The economy added 103,000 jobs in December, which continues a positive trend of employment growth. But a closer look at the numbers reveals that hopes of an accelerating job market recovery are once again disappointed. The slow and volatile pace of employment growth in recent months should be a warning sign to policymakers that a still-fragile recovery needs consistent policies targeted at jobs, jobs, and more jobs. As a new, more conservative Congress assumes the reins of government, Americans need to know that cutting the government’s budget and failing to make investments for recovery and long-run growth will only make our economic problems worse.
Overall employment gains were insufficient to even keep pace with job demands from population growth. And these gains were concentrated in low-wage, low-productivity industries, further aggravating job seekers. Unemployment has stood at or above 9 percent for a record 20 months now, which is the longest spell since the Department of Labor began reporting this statistic in 1948. The labor market is not out of the woods yet, either. Private forecasts predict unemployment to stay above 9 percent at least through 2011.

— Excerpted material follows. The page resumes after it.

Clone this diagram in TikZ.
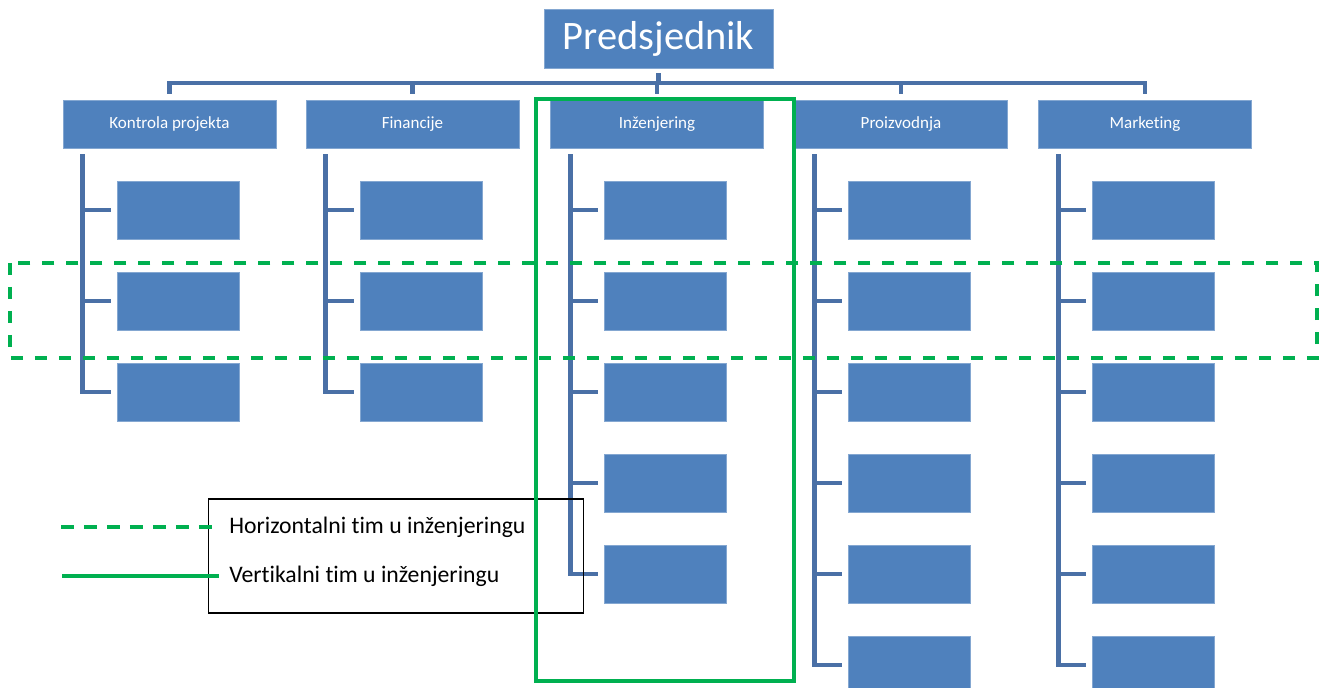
\documentclass[tikz,border=0pt]{standalone}
\usepackage{fontspec}
\setmainfont{Carlito}[Ligatures=NoCommon]
\usetikzlibrary{positioning}
\usetikzlibrary{calc}

\definecolor{boxblue}{HTML}{4F81BD}
\definecolor{lineblue}{HTML}{4A70A6}
\definecolor{teamgreen}{HTML}{00B050}

\tikzset{
	unit/.style={rectangle, fill=boxblue, draw=boxblue!70!white, line width=0.4pt, text=white, inner sep=0pt},
	dept/.style={unit, minimum width=4.26cm, minimum height=0.96cm, font=\fontsize{9.7}{11}\selectfont},
	member/.style={unit, minimum width=2.44cm, minimum height=1.16cm},
	conn/.style={draw=lineblue, line width=2.8pt},
	vteam/.style={draw=teamgreen, line width=2.2pt},
	hteam/.style={draw=teamgreen, line width=2.2pt, dash pattern=on 0.24cm off 0.24cm},
	legtext/.style={anchor=west, inner sep=0pt, font=\fontsize{13.5}{16}\selectfont}
}

\begin{document}
\begin{tikzpicture}[x=0.02cm, y=-0.02cm]
	\useasboundingbox (0,0) rectangle (1320,688);
	\clip (0,0) rectangle (1320,688);

	% top box
	\node[unit, minimum width=4.58cm, minimum height=1.18cm, font=\fontsize{23}{27}\selectfont] (p) at (658.5,38.5) {Predsjednik};
	\coordinate (bus) at (0,83);

	% departments with their members
	\foreach \i/\x/\name/\n in {1/169.5/Kontrola projekta/3, 2/412.5/Financije/3, 3/657/Inženjering/5, 4/901/Proizvodnja/6, 5/1145/Marketing/6}
	{
		\node[dept] (d\i) at (\x,124) {\name};
		\coordinate (top\i) at ([yshift=0.12cm]d\i.north);
		\draw[conn] (top\i) -- (top\i |- bus);

		\foreach \j in {1,...,\n}
			{\node[member] (m\i-\j) at ({\x+8.5},{119+91*\j}) {};}

		\coordinate (tr\i) at ([xshift=0.4cm,yshift=-0.12cm]d\i.south west);
		\draw[conn] (tr\i) |- ([xshift=-0.12cm]m\i-\n.west);
		\foreach \j in {1,...,\n}
			{\draw[conn] (tr\i |- m\i-\j.west) -- ([xshift=-0.12cm]m\i-\j.west);}
	}

	\draw[conn] (top1) |- (top5 |- bus) -- (top5);
	\draw[conn] ([yshift=-0.1cm]p.south) -- (p.south |- bus);

	% legend
	\node[draw=black, line width=0.6pt, minimum width=7.52cm, minimum height=2.28cm, inner sep=0pt] (leg) at (396,556) {};
	\node[legtext] (lh) at (229,527) {Horizontalni tim u inženjeringu};
	\node[legtext] (lv) at (229,576) {Vertikalni tim u inženjeringu};
	\coordinate (lh0) at (61,527);
	\coordinate (lv0) at (62,576);
	\draw[hteam, line width=2.6pt, dash pattern=on 0.26cm off 0.2cm] (lh0) -- ([xshift=-0.22cm]lh.west);
	\draw[vteam, line width=2.6pt] (lv0) -- ([xshift=-0.2cm]lv.west);

	% teams
	\draw[vteam] (536,99) rectangle (794,681);
	\draw[hteam] (10,263) rectangle (1317,358);
\end{tikzpicture}
\end{document}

December’s unemployment rate dropped from 9.8 percent to 9.4 percent, but the change highlights the frustrations of job seekers more than substantial employment gains. The number of people counted as unemployed fell by 556,000. Presumably, many have given up looking for work in an environment where there are nearly five people for every job opening. An estimated 260,000 people left the labor force altogether and the number of people re-entering the labor force with new hopes of finding work fell by 19,000 in December.
The number of people unemployed and looking for work for more than six months grew by 113,000 last month. In total, more than 6.4 million people are long-term unemployed—44.3 percent of all unemployed people searching for work, and 300,000 more people than a year earlier. The typical unemployed worker in December had been out of a job and searching for work for 22.4 weeks—a full two weeks longer duration than one year ago.